This is the worst breakup I’ve ever had and I’m not doing a very good job with it, you guys. Like, if it were a job, I absolutely would have been fired. If it were a relationship, I would have been dumped. Oh, wait.
So I have some things that I’m working on to try and help myself get and be better about the whole fucking mess, and they are serious, but I also thought it wouldn’t hurt to remind myself of things that hurt before that are now just things that I write about on the internet. As in, some day, in some context, this whole thing will be something that I write about on the internet. Hopefully.

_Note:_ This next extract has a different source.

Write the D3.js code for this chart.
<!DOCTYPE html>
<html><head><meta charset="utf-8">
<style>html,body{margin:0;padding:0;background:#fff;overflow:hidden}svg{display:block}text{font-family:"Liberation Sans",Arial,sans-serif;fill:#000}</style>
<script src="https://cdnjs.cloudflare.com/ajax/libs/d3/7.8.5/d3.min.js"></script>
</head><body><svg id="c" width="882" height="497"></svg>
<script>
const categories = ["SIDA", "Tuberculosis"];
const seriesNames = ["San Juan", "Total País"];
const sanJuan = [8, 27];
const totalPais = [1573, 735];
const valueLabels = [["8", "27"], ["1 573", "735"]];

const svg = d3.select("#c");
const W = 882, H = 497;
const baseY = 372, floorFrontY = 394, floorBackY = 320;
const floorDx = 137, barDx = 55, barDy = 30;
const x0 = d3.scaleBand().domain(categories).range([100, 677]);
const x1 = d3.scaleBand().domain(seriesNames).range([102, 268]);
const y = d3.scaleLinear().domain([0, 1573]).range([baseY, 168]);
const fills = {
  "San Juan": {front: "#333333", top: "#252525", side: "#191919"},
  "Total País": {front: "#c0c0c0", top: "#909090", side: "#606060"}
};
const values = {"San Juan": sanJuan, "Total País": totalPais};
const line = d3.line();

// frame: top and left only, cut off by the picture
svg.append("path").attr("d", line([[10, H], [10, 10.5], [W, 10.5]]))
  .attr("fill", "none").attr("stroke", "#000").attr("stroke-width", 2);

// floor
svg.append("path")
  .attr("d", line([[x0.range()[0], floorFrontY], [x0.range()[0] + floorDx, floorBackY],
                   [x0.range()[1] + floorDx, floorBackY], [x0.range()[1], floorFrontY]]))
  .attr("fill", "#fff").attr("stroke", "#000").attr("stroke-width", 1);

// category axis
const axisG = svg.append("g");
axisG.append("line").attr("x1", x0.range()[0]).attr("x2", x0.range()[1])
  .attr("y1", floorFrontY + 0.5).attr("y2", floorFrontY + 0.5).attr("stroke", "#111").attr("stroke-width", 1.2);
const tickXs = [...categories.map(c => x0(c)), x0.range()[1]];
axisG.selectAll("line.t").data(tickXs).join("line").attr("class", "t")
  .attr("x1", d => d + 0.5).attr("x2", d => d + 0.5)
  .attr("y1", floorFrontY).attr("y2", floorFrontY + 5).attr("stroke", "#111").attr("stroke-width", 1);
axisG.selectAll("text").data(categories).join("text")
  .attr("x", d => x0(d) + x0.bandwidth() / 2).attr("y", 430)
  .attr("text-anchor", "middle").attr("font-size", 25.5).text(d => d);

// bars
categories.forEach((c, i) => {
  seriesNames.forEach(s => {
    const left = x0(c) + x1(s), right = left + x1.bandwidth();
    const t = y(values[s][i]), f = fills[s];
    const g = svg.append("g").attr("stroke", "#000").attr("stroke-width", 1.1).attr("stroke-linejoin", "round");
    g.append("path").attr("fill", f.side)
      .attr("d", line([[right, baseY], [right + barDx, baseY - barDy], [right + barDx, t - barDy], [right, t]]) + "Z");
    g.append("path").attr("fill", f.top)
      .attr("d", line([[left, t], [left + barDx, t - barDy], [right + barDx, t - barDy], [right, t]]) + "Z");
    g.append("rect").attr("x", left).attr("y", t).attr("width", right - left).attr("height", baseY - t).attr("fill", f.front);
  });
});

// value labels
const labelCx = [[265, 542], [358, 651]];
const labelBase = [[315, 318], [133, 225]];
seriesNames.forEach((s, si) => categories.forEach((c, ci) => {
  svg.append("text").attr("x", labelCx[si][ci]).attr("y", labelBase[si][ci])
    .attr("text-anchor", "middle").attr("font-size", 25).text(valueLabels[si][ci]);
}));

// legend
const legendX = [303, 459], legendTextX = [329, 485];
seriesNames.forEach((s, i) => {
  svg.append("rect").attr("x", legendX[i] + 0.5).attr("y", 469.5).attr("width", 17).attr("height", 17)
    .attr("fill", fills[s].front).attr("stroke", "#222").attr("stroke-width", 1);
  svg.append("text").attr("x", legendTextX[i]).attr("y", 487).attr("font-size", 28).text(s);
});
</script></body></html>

In the order which they occur to me, rather than most to least painful or vice versa:
- In high school Andrew, this ridiculously tall fellow who was a grade below me (but my actual age), didn’t want to be my boyfriend even though we totally KISSED ON THE STAIRS. Like, laying down. That shit hurt my back like you would not believe. I don’t remember how I found out he didn’t want to be my boyfriend. I might have asked. I do remember someone telling me that he liked Courtney better and that I shouldn’t worry about it because she was ‘a dog’. That was the first time I’d heard that in the context of calling someone ugly, and I was embarrassed because I thought Courtney was really pretty. I cried a lot. (We’re going to let this story stand in for Brady and Jason and whatever other dumbass boy didn’t want what I wanted when I wanted it too (because he was a person with his own needs etc but it hurt me at the time and that’s what this post is about OK GOD), because if we didn’t this would just be a list of boys who I thought broke my heart at the time). Also, Andrew smelled like dampness, and not in a good way (if smelling like dampness in a good way is a thing that is possible, I’m not really clear on that).

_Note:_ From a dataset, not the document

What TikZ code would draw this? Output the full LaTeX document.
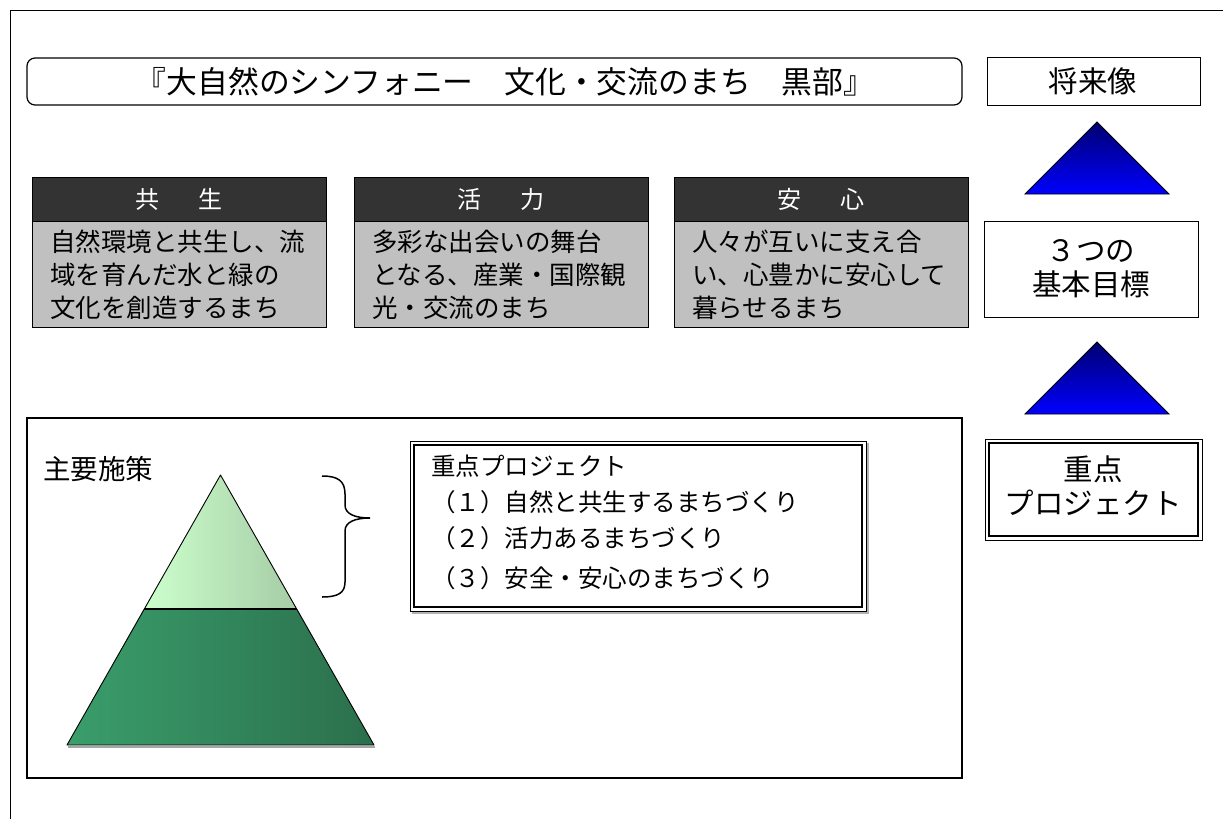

- When I was a sophomore (high school theme, I know), Rose got the role of Rosie in Bye Bye Birdie instead of me. You know how many musicals have altos as leads? Like, two. Bye Bye Birdie is one of them, and she’s a co-female lead, but still. I did end up getting to sing a song at a little metal cafe table while wearing a poodle skirt with several of my best friends.

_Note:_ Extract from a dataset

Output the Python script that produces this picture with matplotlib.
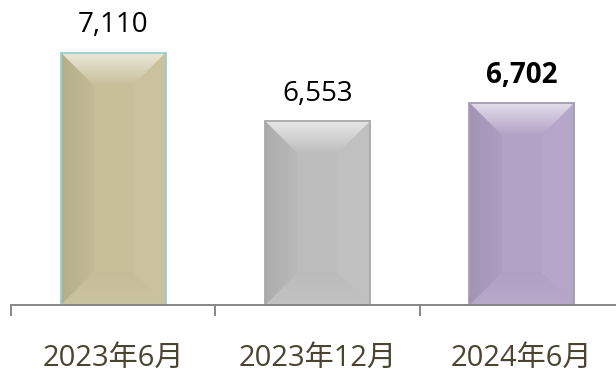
import matplotlib
matplotlib.use("Agg")
import matplotlib.pyplot as plt
import matplotlib.colors as mcolors
from matplotlib.patches import Polygon
import numpy as np

# chart data
periods = ['2023年6月', '2023年12月', '2024年6月']
members = [7110, 6553, 6702]
bold_label = [False, False, True]

bar_colors = ['#c6bf98', '#bdbdbd', '#b1a2c6']
edge_colors = ['#98cfd0', '#a8a8a8', '#a59db3']
axis_color = '#878787'
cat_color = '#4a4431'

y_floor, y_top = 5053, 7537

plt.rcParams['font.family'] = ['Open Sans', 'Noto Sans CJK JP', 'DejaVu Sans']


def mix(c, other, t):
    c = np.array(mcolors.to_rgb(c))
    o = np.array(mcolors.to_rgb(other))
    return tuple(c * (1 - t) + o * t)


fig = plt.figure(figsize=(6.16, 3.72), dpi=100)
ax = fig.add_axes([0.018, 0.179, 0.995, 0.821])

x = np.arange(len(periods))
heights = [v - y_floor for v in members]
bars = ax.bar(x, heights, width=0.515, bottom=y_floor, color=bar_colors,
              linewidth=0, zorder=2)
ax.set_xlim(-0.5, 2.5)
ax.set_ylim(y_floor, y_top)

# pixels per data unit, used for the bevel size
p0 = ax.transData.transform((0, y_floor))
p1 = ax.transData.transform((1, y_floor + 1))
sx, sy = p1[0] - p0[0], p1[1] - p0[1]
bev = 33


def gradient_facet(poly, extent, c_from, c_to, vertical):
    cmap = mcolors.LinearSegmentedColormap.from_list('g', [c_from, c_to])
    grad = np.linspace(0, 1, 64)
    img = grad.reshape(-1, 1) if vertical else grad.reshape(1, -1)
    patch = Polygon(poly, closed=True, facecolor='none', edgecolor='none')
    ax.add_patch(patch)
    im = ax.imshow(img, cmap=cmap, extent=extent, origin='lower',
                   aspect='auto', zorder=2.2, interpolation='bilinear')
    im.set_clip_path(patch)


for rect, col in zip(bars, bar_colors):
    x0, y0 = rect.get_x(), rect.get_y()
    x1, y1 = x0 + rect.get_width(), y0 + rect.get_height()
    dx, dy = bev / sx, bev / sy
    top = [(x0, y1), (x1, y1), (x1 - dx, y1 - dy), (x0 + dx, y1 - dy)]
    bottom = [(x0, y0), (x1, y0), (x1 - dx, y0 + dy), (x0 + dx, y0 + dy)]
    left = [(x0, y0), (x0, y1), (x0 + dx, y1 - dy), (x0 + dx, y0 + dy)]
    right = [(x1, y0), (x1, y1), (x1 - dx, y1 - dy), (x1 - dx, y0 + dy)]
    # top facet: light at the edge fading into the face
    gradient_facet(top, [x0, x1, y1 - dy, y1], col, mix(col, 'white', 0.65), True)
    # left facet: a bit darker toward the outer edge
    gradient_facet(left, [x0, x0 + dx, y0, y1], mix(col, 'black', 0.09),
                   mix(col, 'black', 0.02), False)
    ax.add_patch(Polygon(right, closed=True, facecolor=mix(col, 'white', 0.05),
                         edgecolor='none', zorder=2.1))
    gradient_facet(bottom, [x0, x1, y0, y0 + dy], mix(col, 'white', 0.08),
                   mix(col, 'black', 0.01), True)

# outlines on top of the facets
ax.bar(x, heights, width=0.515, bottom=y_floor, fill=False,
       edgecolor=edge_colors, linewidth=1.3, zorder=3)

# value labels
for rect, v, b in zip(bars, members, bold_label):
    ax.annotate(f'{v:,}', (rect.get_x() + rect.get_width() / 2, v),
                xytext=(0, 19.5), textcoords='offset points',
                ha='center', va='center', fontsize=20, color='#000000',
                fontweight='bold' if b else 'normal')

ax.set_xlim(-0.5, 2.5)
ax.set_ylim(y_floor, y_top)

for s in ['left', 'right', 'top']:
    ax.spines[s].set_visible(False)
ax.spines['bottom'].set_color(axis_color)
ax.spines['bottom'].set_linewidth(1.4)
ax.spines['bottom'].set_zorder(4)
ax.set_yticks([])

ax.set_xticks(x, periods)
ax.set_xticks(np.arange(-0.5, len(periods)), minor=True)
ax.tick_params(axis='x', which='major', length=0, pad=28,
               labelsize=21, labelcolor=cat_color)
ax.tick_params(axis='x', which='minor', length=8, width=1.4,
               color=axis_color, direction='out')

fig.savefig('out.png', dpi=100)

- I was in science class and Jessica called me a cunt. I don’t remember why but it was certainly the first time I’d heard that word out loud, and I was simultaneously mortified and heartbroken. Also, she was one of FOUR Jessicas in my class, and I don’t really remember which one she was. I might be facebook friends with her now? It’s not clear. Too many Jessicas.
- When I finished my first book (she says casually while the third languishes, ignored, in a window behind where she’s currently typing), I submitted it to the agents of my five favorite authors. Form rejection letters, all around. That is a thing that happens to writers, but goddamn that shit hurt. Then, instead of trying harder, I published it on amazon and felt better. Finding agents that were not already representing world class authors was too hard.
- That one review on amazon. I would link to it, but that would require me to go read my reviews and after that one review I’m never going to do that ever again. It’s funny now, sure, that she was so upset about all of the drinking in a book that is literally NAMED CORKED AND HAS A PICTURE OF A WINE BOTTLE ON THE COVER, but the fact that I’m yelling actually maybe seems like it’s not funny. Nope, not funny. Not upset about it anymore either, though.
- I made 300 cupcakes for a wedding, the only time I had ever made that many outside of a professional bakery setting, and it was 95 degrees and they did not look good by the time the wedding started. I took the money anyway and felt nauseous every time I thought about it for several years. The cupcakes didn’t end up in any of the photos.
See? And that’s not the serious things. That’s not that time I (and several doctors) thought I might have had MS (didn’t). It’s not the loss of Cloey, or my grandma. And I don’t cry (very often) about those things anymore either, right?
Oh! I forgot one. My best friend’s boyfriend, on whom I had a ridiculous thirteen year old crush i.e. I was pretty sure that he was my future husband and the only man I would ever love and the only person who would ever truly understand me, tried to kiss me but for reasons that are unclear we were laying in a pile of hay in a parking lot (Nederland is weird, y’all) and I was surprised and rolled down and hit my elbow and then tried to climb back up to kiss him but I couldn’t find my footing and I pulled down like half the pile. We never got to kiss. When you’re thirteen, that shit is life ending.
So. This is not those things. But this is a thing that will be ok, eventually. And then I will write about it on the internet.